その時のエピソードでひとつ面白いのがあるんです。アンディ・ウォーホルが細長い大きな作品を作ろうとしていた時に、アシスタントがそのキャンバスを引きずりながら持ってきて、ウォーホルのチェックを受けていたんですね。その時にその若いアシスタントが、「ウォーホル、あなたはこうしろと言うけど、僕はそうではなくてこういう風にした方がいいと思う」、という感じでウォーホルに自分の考えを述べているんですよ。その時にウォーホルはどうするのかな、と思ったら、彼はどこかをボーっと見ながら、「ああそう、君がそう言うならそうしたらいいじゃない」、見たいな感じで言うんですね。なるほど、ウォーホルというのはこういう人か、と。人の能力、才能というものをこういう形で活用して利用して、それで作品を作るんだなと。こうせねばならないという、自我が非常に希薄な人だと、そこは非常に東洋的だと思って、僕はそれをものすごく感動したことあるんです。

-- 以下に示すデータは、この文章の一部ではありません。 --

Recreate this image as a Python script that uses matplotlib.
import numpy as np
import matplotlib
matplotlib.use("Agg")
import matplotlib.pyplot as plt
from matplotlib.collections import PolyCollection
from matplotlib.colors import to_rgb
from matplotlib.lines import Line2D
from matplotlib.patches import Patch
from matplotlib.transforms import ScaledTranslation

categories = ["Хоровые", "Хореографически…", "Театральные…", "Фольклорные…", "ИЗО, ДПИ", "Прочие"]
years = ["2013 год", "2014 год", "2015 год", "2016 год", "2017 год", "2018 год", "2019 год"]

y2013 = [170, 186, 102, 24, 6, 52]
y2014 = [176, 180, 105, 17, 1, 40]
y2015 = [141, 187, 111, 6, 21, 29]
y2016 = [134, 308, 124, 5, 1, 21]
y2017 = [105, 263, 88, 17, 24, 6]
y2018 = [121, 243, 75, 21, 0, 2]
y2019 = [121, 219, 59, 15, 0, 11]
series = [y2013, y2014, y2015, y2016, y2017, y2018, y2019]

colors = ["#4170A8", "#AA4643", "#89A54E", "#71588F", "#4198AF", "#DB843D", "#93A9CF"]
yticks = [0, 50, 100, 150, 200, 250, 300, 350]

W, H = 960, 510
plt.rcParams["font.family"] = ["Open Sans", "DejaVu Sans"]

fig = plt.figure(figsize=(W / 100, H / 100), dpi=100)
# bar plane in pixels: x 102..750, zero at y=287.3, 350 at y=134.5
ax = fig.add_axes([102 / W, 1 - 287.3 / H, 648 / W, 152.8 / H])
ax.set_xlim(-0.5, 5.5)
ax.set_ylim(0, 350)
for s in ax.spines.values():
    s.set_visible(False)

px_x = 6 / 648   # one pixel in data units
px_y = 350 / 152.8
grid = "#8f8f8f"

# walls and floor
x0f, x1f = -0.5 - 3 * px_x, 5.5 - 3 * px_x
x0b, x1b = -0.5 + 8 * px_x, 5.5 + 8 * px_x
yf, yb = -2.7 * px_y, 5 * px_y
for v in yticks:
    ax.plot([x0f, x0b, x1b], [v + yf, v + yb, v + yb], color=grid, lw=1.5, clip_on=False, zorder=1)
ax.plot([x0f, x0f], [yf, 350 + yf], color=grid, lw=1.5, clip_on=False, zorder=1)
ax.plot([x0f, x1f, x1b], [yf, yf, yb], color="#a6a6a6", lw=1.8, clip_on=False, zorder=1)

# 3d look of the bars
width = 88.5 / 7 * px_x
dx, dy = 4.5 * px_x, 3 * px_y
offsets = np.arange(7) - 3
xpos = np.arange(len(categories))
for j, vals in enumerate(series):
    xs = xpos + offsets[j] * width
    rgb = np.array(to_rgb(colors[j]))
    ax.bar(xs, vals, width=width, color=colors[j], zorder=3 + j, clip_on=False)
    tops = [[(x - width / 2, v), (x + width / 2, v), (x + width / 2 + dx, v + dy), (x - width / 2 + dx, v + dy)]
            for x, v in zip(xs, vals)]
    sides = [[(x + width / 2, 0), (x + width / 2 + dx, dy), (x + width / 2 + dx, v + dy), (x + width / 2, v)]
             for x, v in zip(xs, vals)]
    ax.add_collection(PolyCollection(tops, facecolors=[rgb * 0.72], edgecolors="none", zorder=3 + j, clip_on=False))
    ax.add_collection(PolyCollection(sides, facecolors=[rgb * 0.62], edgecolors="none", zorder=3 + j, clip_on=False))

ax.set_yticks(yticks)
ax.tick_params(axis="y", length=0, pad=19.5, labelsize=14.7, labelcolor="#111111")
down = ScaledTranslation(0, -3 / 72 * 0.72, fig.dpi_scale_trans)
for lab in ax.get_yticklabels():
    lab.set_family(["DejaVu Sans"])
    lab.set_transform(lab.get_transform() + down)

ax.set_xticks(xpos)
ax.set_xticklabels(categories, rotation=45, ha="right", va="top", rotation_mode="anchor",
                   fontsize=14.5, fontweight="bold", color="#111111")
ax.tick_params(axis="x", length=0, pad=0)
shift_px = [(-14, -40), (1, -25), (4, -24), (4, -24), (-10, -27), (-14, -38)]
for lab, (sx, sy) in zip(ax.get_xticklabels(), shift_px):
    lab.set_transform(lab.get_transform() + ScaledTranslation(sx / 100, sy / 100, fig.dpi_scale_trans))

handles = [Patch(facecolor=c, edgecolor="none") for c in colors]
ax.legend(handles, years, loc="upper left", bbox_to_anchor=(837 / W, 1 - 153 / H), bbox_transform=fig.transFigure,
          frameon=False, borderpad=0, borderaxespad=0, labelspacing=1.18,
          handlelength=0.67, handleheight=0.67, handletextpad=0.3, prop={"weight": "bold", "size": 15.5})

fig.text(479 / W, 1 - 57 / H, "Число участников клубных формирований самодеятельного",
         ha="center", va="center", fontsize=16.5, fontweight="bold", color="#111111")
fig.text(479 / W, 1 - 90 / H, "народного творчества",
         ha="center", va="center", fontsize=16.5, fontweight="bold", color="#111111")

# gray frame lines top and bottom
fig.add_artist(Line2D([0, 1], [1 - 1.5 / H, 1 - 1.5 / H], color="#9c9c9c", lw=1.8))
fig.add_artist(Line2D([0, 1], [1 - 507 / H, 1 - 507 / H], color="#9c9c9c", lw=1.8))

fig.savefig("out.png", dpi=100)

でも数年後にあらためてウォーホルを訪ねたらファクトリーの場所も中身も全部違っていて、何か大きな企業を訪ねているみたいでした。入り口にちゃんとした受付嬢がいてね。で、しばらく待たされて中に入るとウォーホルがテーブルの上に腰掛けて足組んでるんですよ。白いシャツにジーンズを履いて、新聞を片手に電話を掛けながらコーヒーを飲んで。これってまるでアメリカのビジネスマンにそっくりのスタイルですよね。その時は、ここ数年でウォーホルも随分変わってしまったな、という感じを受けました。